> _Available records_:
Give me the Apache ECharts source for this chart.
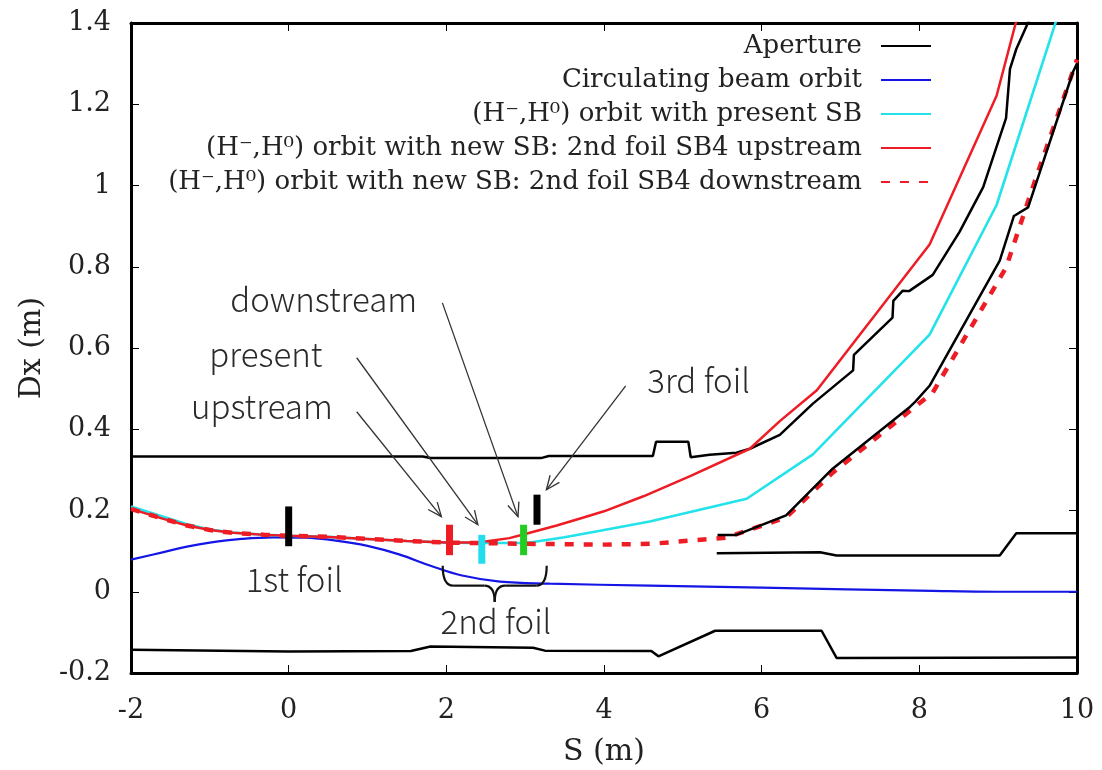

==

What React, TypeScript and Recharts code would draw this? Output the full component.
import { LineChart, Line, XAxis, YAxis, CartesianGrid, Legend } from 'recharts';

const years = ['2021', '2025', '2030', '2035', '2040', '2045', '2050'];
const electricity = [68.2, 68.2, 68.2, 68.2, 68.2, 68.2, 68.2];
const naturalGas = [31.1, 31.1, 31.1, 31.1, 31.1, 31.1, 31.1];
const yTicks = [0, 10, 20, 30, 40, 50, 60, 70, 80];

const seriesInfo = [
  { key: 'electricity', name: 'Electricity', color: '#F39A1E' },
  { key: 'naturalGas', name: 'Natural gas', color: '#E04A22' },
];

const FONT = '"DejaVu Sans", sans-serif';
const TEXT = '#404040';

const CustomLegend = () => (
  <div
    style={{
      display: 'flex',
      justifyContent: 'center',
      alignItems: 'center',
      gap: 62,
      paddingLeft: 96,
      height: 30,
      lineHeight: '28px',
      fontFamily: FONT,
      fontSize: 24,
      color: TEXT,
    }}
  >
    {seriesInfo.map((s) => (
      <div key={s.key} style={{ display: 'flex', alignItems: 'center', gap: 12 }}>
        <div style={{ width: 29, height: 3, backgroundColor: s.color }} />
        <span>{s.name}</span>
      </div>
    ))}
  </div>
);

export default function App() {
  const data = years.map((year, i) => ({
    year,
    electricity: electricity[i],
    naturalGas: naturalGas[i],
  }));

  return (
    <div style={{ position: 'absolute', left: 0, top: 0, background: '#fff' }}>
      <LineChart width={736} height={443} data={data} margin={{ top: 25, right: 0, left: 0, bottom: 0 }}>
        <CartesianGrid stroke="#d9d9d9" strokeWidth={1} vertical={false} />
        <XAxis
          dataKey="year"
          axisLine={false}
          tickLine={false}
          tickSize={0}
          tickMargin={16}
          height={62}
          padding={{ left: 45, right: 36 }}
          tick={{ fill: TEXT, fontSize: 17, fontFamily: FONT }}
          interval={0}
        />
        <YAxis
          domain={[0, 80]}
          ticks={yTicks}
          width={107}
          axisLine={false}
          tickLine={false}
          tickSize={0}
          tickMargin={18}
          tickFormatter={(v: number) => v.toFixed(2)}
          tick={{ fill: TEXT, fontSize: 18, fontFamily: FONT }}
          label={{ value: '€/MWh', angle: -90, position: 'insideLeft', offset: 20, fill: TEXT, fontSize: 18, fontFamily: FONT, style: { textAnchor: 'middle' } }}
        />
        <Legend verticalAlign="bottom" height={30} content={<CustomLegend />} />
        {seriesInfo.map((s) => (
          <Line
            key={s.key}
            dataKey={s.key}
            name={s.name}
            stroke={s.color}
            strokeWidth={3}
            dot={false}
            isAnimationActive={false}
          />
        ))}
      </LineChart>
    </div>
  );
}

> _Problem description_: Report the number of lines in the entries above that include the word "this" and add nothing to it.

> _The answer_: 2